Most importantly, there's an intelligent civilization on Mars that has crisscrossed their dying planet with canals in the hopes of bringing precious water from their polar icecaps to their parched cities and farmlands.
And, oh yes, all those tales of UFOs and the flying saucer that crashed in the New Mexico desert in 1947 are true.
Now, on this first day of April, I can finally tell you that my story is real. UFOs, intelligent Martians, all the tales that have been dismissed by the government as "wild fantasies" are absolutely, positively, completely true. On this day of all days, it's time for me to fess up.
In 1947 a flying saucer crashed in the New Mexico desert. It came from Mars. Its crew was hurt. Fortunately, they were discovered by an astronomer who was vacationing in the desert.
Injured though they were, the Martians convinced the astronomer to keep their presence a secret. By the time Army investigators arrived on the scene, the astronomer had successfully hidden the Martians away. What convinced the astronomer to cover up the fact that intelligent Martians had crash-landed on Earth? The Martians, a century or so ahead of us technologically, understood that their planet was dying. Mars was drying out, turning into a desert world.
The planet-wide system of canals that the Martians had built were nothing more than an expensive stopgap. Mars needed water, and needed it badly.
So the Martians developed space flight. They built flying saucers to go out, find water and bring it back to Mars.
There was plenty of water on Earth, but Earth was populated by the human race, which is not only very aggressive (wars and such) but highly xenophobic (look at our science-fiction stories about Earth being invaded by evil aliens).
The Martians are neither aggressive nor xenophobic. They are by nature gentle and loving. Their technology may be a century ahead of ours, but their ethical standards are thousands of years beyond ours. The average Martian would make St. Francis of Assisi look like a hoodlum. And that's the average Martian.
The Martians realized they could never deal with the brawling, bruising human race.
So they decided to go to Venus, instead. Beneath its perpetual covering of clouds, Venus is a tropical jungle from pole to pole. Swampy. Big oceans and lakes. Plenty of water. And since the highest form of life on Venus is dinosaurs, there'd be no trouble with an intelligent civilization.
So the Martians set out for Venus. But their flying saucers were new, untested. Most of them failed on takeoff. A few got into space, but were never heard from again.
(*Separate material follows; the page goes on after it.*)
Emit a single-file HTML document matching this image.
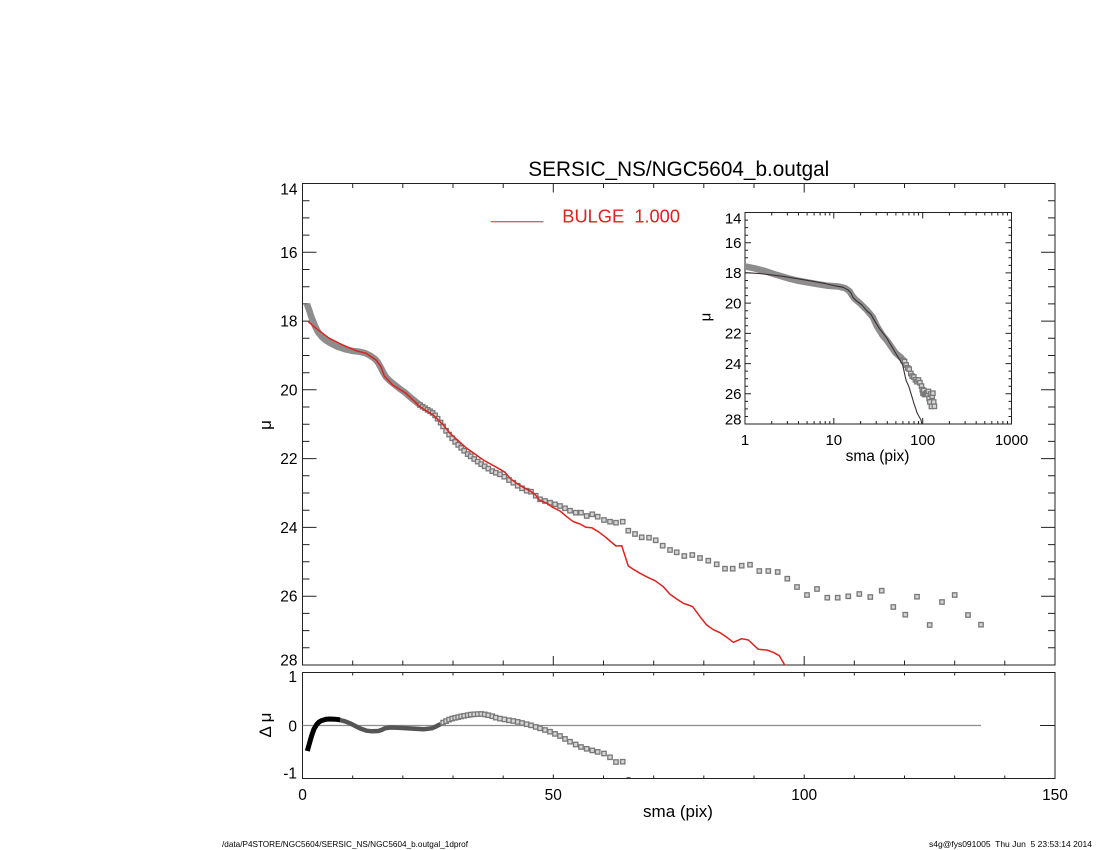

One of them crash-landed on Earth.
That lone astronomer who found the injured Martians brought them to Howard Hughes. Hughes recognized the Martians' plight and devoted the considerable resources of the Hughes Aircraft Corp. to building flying saucers that worked right.
A tight little cabal of scientists subverted NASA's space exploration program, so that most of the human race never learned of the Martians' existence. If we knew that intelligent creatures inhabited Mars, our first instinct would be to nuke 'em.
Even if we didn't react with knee-jerk fear, we humans would have smothered the Martians in short order. We would have sent missionaries, real-estate agents, tourist organizers, social workers and who-knows-what-else to Mars. The gentle and loving Martian civilization would have been wiped out in a few decades.
So we faked the moon landings and covered up the fact that Mars is covered with canals. All the UFO stories are true.
And, by the way, happy April Fools' Day.